I see nothing wrong with a school having dress standards and enforcing them. If the photos were taken at the school, why were the standards not enforced prior to the photo shoot? I can also understand having the photos edited to bring the images into standards. What I would be especially disappointed with is letting some amateur photo-shopper that doesn't know how to maintain photo quality hack away and butcher the photos prior to submission to the yearbook. If the touched up photo is representative of what's in the yearbook... get a refund.

orem, UT

Yes, I read through many of those comments too. It was entertaining. A lot of emoted comments about rights and individuality and people pushing their religion on others and shaming girls. Oh brother! What's so bad about just following the dress code? Everyone knew it. Good for the school for enforcing it.

Salt Lake City, UT

This is ridiculous. I wonder if they are also editing boys' pictures as well. Probably not.
@Say No to BO
Kind of like everyone likes to play the victim card over here.

orem, UT

Oh, and then there are the "burqa" comments. Too funny. I don't think simple modesty at school is that complex of an issue.

Murray, UT

Why weren't the photo's policed before they were taken? You mean to tell me that a member of the faculty could not be present to send them home before the pictures were taken?

The edits look terrible, it could have been avoided with the proper administration of the rules.

Lehi, UT

Once again, another Utah story which will be blasted on late-night TV and featured in every morning radio show's "news of the wierd" segment. Nothing wrong with having a dress code, but exposed shoulders are now immodest in a secular school?

Frozen Fractals
Salt Lake City, UT

@Liberal Ted
"If nothing else, they're helping these students from being embarrassed in the future when the media, police, employers, children etc look at these pictures."

Except that those original pictures aren't embarrassing.
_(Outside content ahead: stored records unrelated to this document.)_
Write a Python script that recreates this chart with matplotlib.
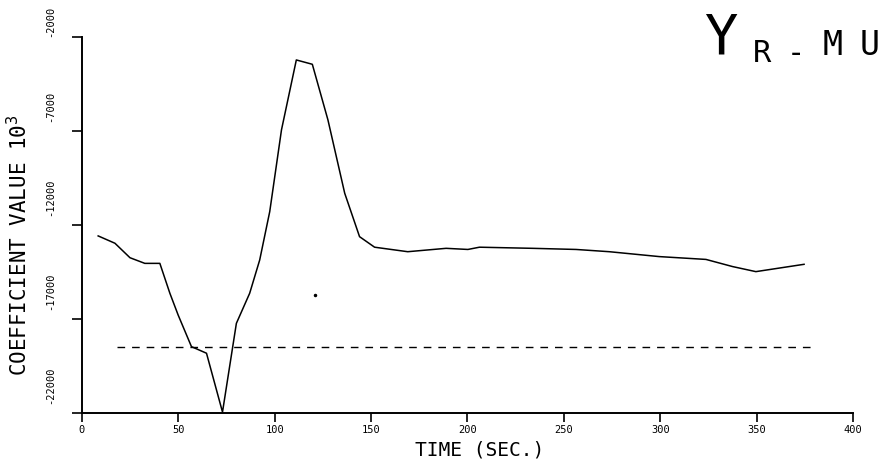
import matplotlib
matplotlib.use("Agg")
import matplotlib.pyplot as plt
from matplotlib.transforms import ScaledTranslation

# Zeitachse (Sekunden) und Koeffizientenverlauf Y_R-MU
zeit = [8.4, 17.1, 24.9, 32.6, 40.4, 45.6, 49.9, 56.8, 64.6, 72.9, 80.1, 87.0,
        92.2, 97.4, 103.5, 111.2, 119.5, 127.6, 136.3, 144.0, 151.8, 169.0,
        188.9, 200.2, 206.2, 233.8, 256.3, 273.6, 299.5, 323.7, 337.5, 349.6, 374.6]
koeffizient = [-12580, -12970, -13740, -14040, -14040, -15630, -16790, -18470,
               -18820, -21950, -17230, -15630, -13860, -11290, -6940, -3220,
               -3450, -6410, -10310, -12620, -13180, -13420, -13240, -13300,
               -13180, -13240, -13300, -13420, -13680, -13830, -14210, -14480, -14090]

# gestrichelte Referenzlinie
ref_zeit = [18, 379]
ref_wert = [-18500, -18500]

# einzelner Punkt im Plot
punkt_zeit = [120.7]
punkt_wert = [-15720]

x_ticks = [0, 50, 100, 150, 200, 250, 300, 350, 400]
y_ticks = [-22000, -17000, -12000, -7000, -2000]

schrift = "DejaVu Sans Mono"
plt.rcParams['font.family'] = schrift

fig = plt.figure(figsize=(8.92, 4.61), dpi=100)
ax = fig.add_axes([0.0919, 0.1041, 0.8644, 0.8156])

ax.plot(zeit, koeffizient, color='black', linewidth=1.1)
ax.plot(ref_zeit, ref_wert, color='black', linewidth=1.0, linestyle=(0, (5.5, 5)))
ax.plot(punkt_zeit, punkt_wert, 'o', color='black', markersize=1.5)

ax.set_xlim(0, 400)
ax.set_ylim(-22000, -2000)

for s in ['top', 'right']:
    ax.spines[s].set_visible(False)
for s in ['left', 'bottom']:
    ax.spines[s].set_linewidth(1.4)

ax.set_xticks(x_ticks)
ax.set_xticklabels([str(t) for t in x_ticks], fontsize=7.5)
ax.set_yticks(y_ticks)
ax.set_yticklabels([str(t) for t in y_ticks], fontsize=7.5, rotation=90, va='bottom')
ax.tick_params(axis='x', direction='out', length=6.5, width=1.2, pad=2)
ax.tick_params(axis='y', direction='out', length=7, width=1.2, pad=12)

# Y-Beschriftungen etwas oberhalb der Striche (oberste bleibt am Strich)
for wert, lbl in zip(y_ticks, ax.get_yticklabels()):
    versatz = 0.0 if wert == max(y_ticks) else 0.09
    lbl.set_transform(lbl.get_transform() + ScaledTranslation(0, versatz, fig.dpi_scale_trans))

ax.set_xlabel("TIME (SEC.)", fontsize=14)
ax.xaxis.set_label_coords(0.516, -0.072)
ax.set_ylabel("COEFFICIENT VALUE 10$^3$", fontsize=15)
ax.yaxis.set_label_coords(-0.066, 0.447)

# Titel Y_R-MU oben rechts
fig.text(721 / 892, 1 - 53 / 461, "Y", fontsize=40, ha='center', va='baseline')
fig.text(762 / 892, 1 - 62 / 461, "R", fontsize=22, ha='center', va='baseline')
fig.text(796 / 892, 1 - 62 / 461, "-", fontsize=22, ha='center', va='baseline')
fig.text(833 / 892, 1 - 55 / 461, "M", fontsize=24, ha='center', va='baseline')
fig.text(870 / 892, 1 - 55 / 461, "U", fontsize=24, ha='center', va='baseline')

plt.savefig("out.png", dpi=100, facecolor='white')
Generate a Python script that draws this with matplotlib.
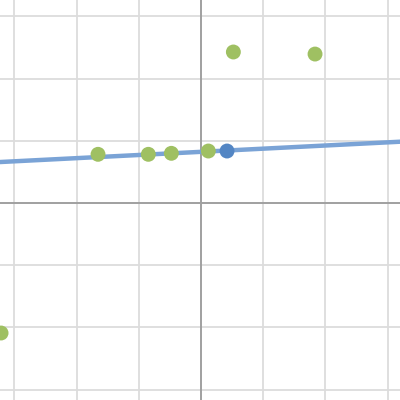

Now what is embarrassing is having your school shame you by poorly editing your photo because they deemed your attire improper.

Brave Sir Robin
San Diego, CA


"What's so bad about just following the dress code? Everyone knew it. Good for the school for enforcing it."

I agree, but if you're going to enforce the dress code, then enforce the dress code. Why are these students in violation of the dress code even at school long enough to get their yearbook photos taken? Shouldn't they have been sent home to change long before getting their pictures taken?

If the school wants to enforce the dress code, they should enforce it proactively rather than retroactively altering photos after the fact.

truth in all its forms
henderson, NV

I don't see how shoulders are controversial. They should have left the photos unaltered.

San Diego, CA

This is a good decision on their part.

However, in addition to fixing the yearbook they should really have enforced the dress standards throughout the school year.

Moreover, the revised photos should not have been so fuzzed up.

Salt Lake City, UT

You enforce the policy at the time you take the pictures or when they are submitted for the yearbook. You don't edit photos without permission and randomly.

And, oh yeah, bear arms are probably okay. Even for Utah....

Spanish Fork, UT

My daughter had an end of year swim party put on by her school. The School informed parents with only a couple day's warning that were required to wear a one piece swim suit so that their belly button would be covered. My daughter had to go out last minute with her mother and spend money trying to find a one piece when she already had two very modest two piece suites available. Why is my daughter punished for the perceived sexual deviancy that the school district must believe will ensue with the showing of a belly button? Why is a females belly button considered a sexually attractive feature in need of covering while the same does not hold true for a males belly button? Why are our girls forced to cover features as to not entice the boys while the boys are free to show it all? Not that most boys would wear one but a speedo would have been appropriate attire. How ridiculous are we as a society with some of the purely sexist rules we continue to enforce on a daily basis?

orem, UT

Brave Sir Robin,
I have no argument with your point. I wish the schools in our area would enforce their dress codes better through the year as well. However, being a public school teacher, and being married to one, I do understand that it is difficult to do consistently. With a high school student population that vastly outnumbers administration and faculty it is hard to police everyone.

university place, WA


"I don't think simple modesty at school is that complex of an issue."

I have looked at the few pictures available in the media and I'm sorry but I can't find a single "immodest" photo in the batch. The school district has chosen to impose it's prudish version of "modesty" on a select number of female students and has succeeded only in bringing embarrassment and ridicule on the district and its schools. If I were a parent of one of these singled out students I would be raising a serious stink with district officials and demanding an immediate refund and apology from them.

South Jordan, UT

So in just a short time, the High School has taught all its students that censorship of the press is to be condoned. What does this teach the same students about the rest of the laws of the land? I for I am on the side of the upset students. Only is an LDS town like Heber would this happen. Try doing it in San Fransico or New York, and see what the press would say.